Мы должны были пробиваться к спектаклю, так сказать, через труп Шагала. Его возмущало все, что делалось, чтобы театр был театром. Он плакал настоящими, горючими, какими-то детскими слезами, когда в зрительный зал с его фресками поставили ряды кресел; он говорил: «Эти поганые евреи будут заслонять мою живопись, они будут тереться о нее своими толстыми спинами и сальными волосами»; Грановский и я безуспешно, по праву друзей, ругали его идиотом, он продолжал всхлипывать и причитать. Он бросался на рабочих, таскавших его собственноручные декорации, и уверял, что они их нарочно царапают.
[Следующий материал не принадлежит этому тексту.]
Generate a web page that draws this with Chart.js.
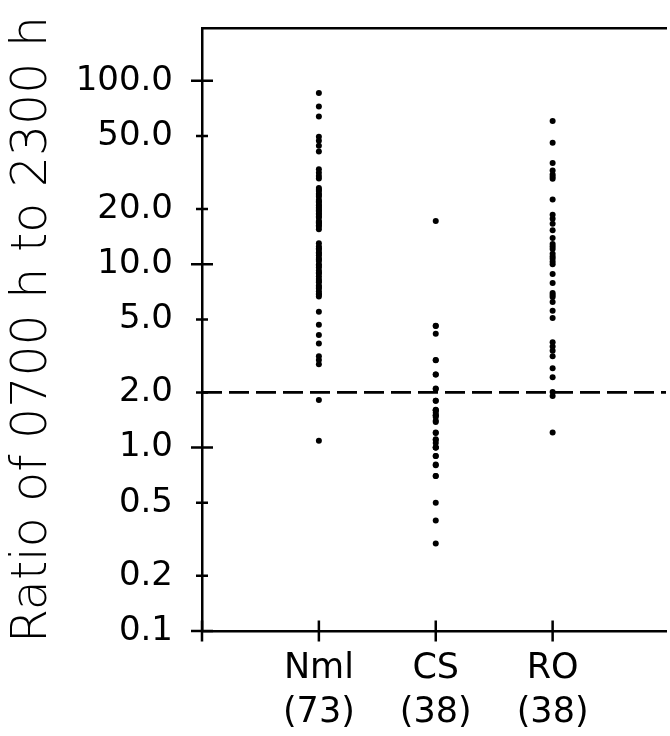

В день премьеры, перед самым выходом Михоэлса на сцену, он вцепился ему в плечо и исступленно тыкал в него кистью, как в манекен, ставил на костюм какие-то точки и выписывал на его картузе никакими биноклями не различимых птичек и свинок, несмотря на повторные, тревожные вызовы со сцены и кроткие уговоры Михоэлса, – и опять плакал и причитал, когда мы силком вырвали актера из его рук и вытолкнули на сцену.

Бедный, милый Шагал! Он, конечно, считал, что мы тираны, а он страдалец. Это засело в нем настолько крепко, что с тех пор в течение ряда лет он больше не прикоснулся к театру. Он так и не понял, что полным, непререкаемым победителем был он и что от этой его победы юному Еврейскому театру было очень трудно.

14

Революция застигла Шагала в самом разгаре новых поисков, – с тех пор и по сей день он выбит из колеи. Куда приведет его новый этап, можно только угадывать. Было основание думать, что мечущийся Шагал выйдет, должен выйти к тому grand art преображенного быта, какой наметился у него в нескольких последних больших работах, сделанных в России, – в великолепном «Молящемся еврее», в «Зеленом старике» и т. п.; здесь местечковые евреи выросли в громадные национальные фигуры, глубоко почвенные в своей бытовой типичности и в то же время наделенные всей внутренней значительностью символа.